A mon avis, il n'y a rien de bien exaltant à attendre de l'élection... Au mieux, ce sera mieux que si c'était pire... On va surveiller le score de Mélenchon, qu'il monte aussi haut que possible... Toute l'énergie de ce nouveau front populaire peut irradier dès maintenant la société, sans attendre les élections. Inutile de nous tourner vers l'avenir. Nous sommes déjà en train de reprend pied dans le présent. Nous n'avons pas besoin d'optimisme, mais d'espoir. La gauche de gouvernement ne fera pas de miracle. En revanche, nous, nous pouvons le faire ; nous en avons déjà accompli, des miracles, en refusant la fatalité inculquée pendant des années. N'attendons pas notre salut des politiciens de gauche, mais de ce qui rayonne autour d'eux, de ces forces qui leur échappent largement, qui se répandent et les dépassent... Commençons par ouvrir les fenêtre, purifier l'atmosphère... Rendez-vous compte : nous avons survécu à cinq ans de sarkozysme ! Comme disait l'autre : tout ce qui ne me tue pas me rend plus fort... Vous allez la voir enfin partir, cette clique ignoble, ces Guéant, Gaino, Lefebvre, Besson, Hortefeux, déguerpir en pagaille, comme des vampires que la lumière chasse... en attendant la vengeance par la prochaine génération des Copé, comme dans un bon vieux film d'horreur... Leur entreprise strictement clientèliste va en prendre un coup, ça va être beau à voir.

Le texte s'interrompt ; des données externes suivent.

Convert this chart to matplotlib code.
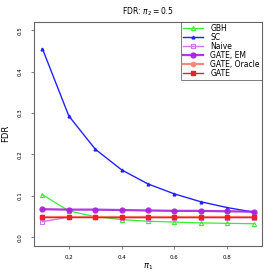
import matplotlib.pyplot as plt

# pi_1 values
pi1 = [0.1, 0.2, 0.3, 0.4, 0.5, 0.6, 0.7, 0.8, 0.9]

# FDR per method
gbh = [0.103, 0.064, 0.050, 0.043, 0.039, 0.037, 0.035, 0.034, 0.033]
sc = [0.455, 0.293, 0.213, 0.163, 0.129, 0.105, 0.086, 0.072, 0.061]
naive = [0.038, 0.049, 0.049, 0.048, 0.048, 0.048, 0.048, 0.048, 0.048]
gate_em = [0.068, 0.067, 0.067, 0.066, 0.065, 0.064, 0.064, 0.063, 0.062]
gate_oracle = [0.049, 0.049, 0.049, 0.049, 0.049, 0.049, 0.049, 0.049, 0.049]
gate = [0.050, 0.050, 0.050, 0.050, 0.050, 0.050, 0.050, 0.050, 0.050]

xticks = [0.2, 0.4, 0.6, 0.8]
yticks = [0.0, 0.1, 0.2, 0.3, 0.4, 0.5]

fig = plt.figure(figsize=(2.73, 2.73), dpi=100)
ax = fig.add_axes([0.1245, 0.1, 0.835, 0.82])

ax.plot(pi1, gbh, color='#33ee33', marker='^', mfc='none', ms=3, mew=0.8, lw=0.9, label='GBH')
ax.plot(pi1, sc, color='#2222ff', marker='^', ms=2, lw=1.0, label='SC')
ax.plot(pi1, naive, color='#cc77ee', marker='s', mfc='none', ms=3, mew=0.8, lw=1.0, label='Naive')
ax.plot(pi1, gate_em, color='#aa22dd', marker='o', ms=3.5, lw=1.6, alpha=0.9, label='GATE, EM')
ax.plot(pi1, gate_oracle, color='#ff8877', marker='o', ms=3, lw=1.6, label='GATE, Oracle')
ax.plot(pi1, gate, color='#ee2222', marker='s', ms=3, lw=1.0, label='GATE')

ax.set_xlim(0.068, 0.932)
ax.set_ylim(-0.02, 0.52)
ax.set_xticks(xticks)
ax.set_xticklabels([f'{v:.1f}' for v in xticks])
ax.set_yticks(yticks)
ax.set_yticklabels([f'{v:.1f}' for v in yticks], rotation=90, va='center')
ax.tick_params(labelsize=4, length=2.5, width=0.5, color='#555555')
ax.tick_params(axis='x', pad=4)
ax.tick_params(axis='y', pad=6)
for s in ax.spines.values():
    s.set_color('#666666')
    s.set_linewidth(0.8)

ax.set_xlabel(r'$\pi_1$', fontsize=6, labelpad=1)
ax.set_ylabel('FDR', fontsize=6, labelpad=5)
ax.set_title(r'FDR: $\pi_2 = 0.5$', fontsize=5.5, pad=5)

leg = ax.legend(loc='upper right', fontsize=5.5, frameon=True, fancybox=False,
                edgecolor='#444444', borderaxespad=0, handlelength=2.6,
                labelspacing=0.0, borderpad=0.3, handletextpad=0.9)
leg.get_frame().set_linewidth(0.6)

plt.savefig('out.png', dpi=100)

Au fond, l'adhésion aux idées du Front de gauche, même comme simple sympathisant, serait un choix moral face à la vulgarité d'une époque. Une façon de s'élever au-dessus de sa condition de petit-bourgeois ironique, narcissique et indécis, spectateur de Canal+ à l'esprit critique intermittent. Retrouver une saine virilité, faite de colère et de rires, de mauvaise foi aussi mais surtout de cette volonté de ne pas finir comme un salaud. Et en-deça même de l'aspect moral, il y aurait un choix esthétique face à ce qu'est devenu "l'Occident" - un monde de laideur, blême et sûr de lui, celui des pharisiens de l'économie, sinistres comme des sépulcres blanchis.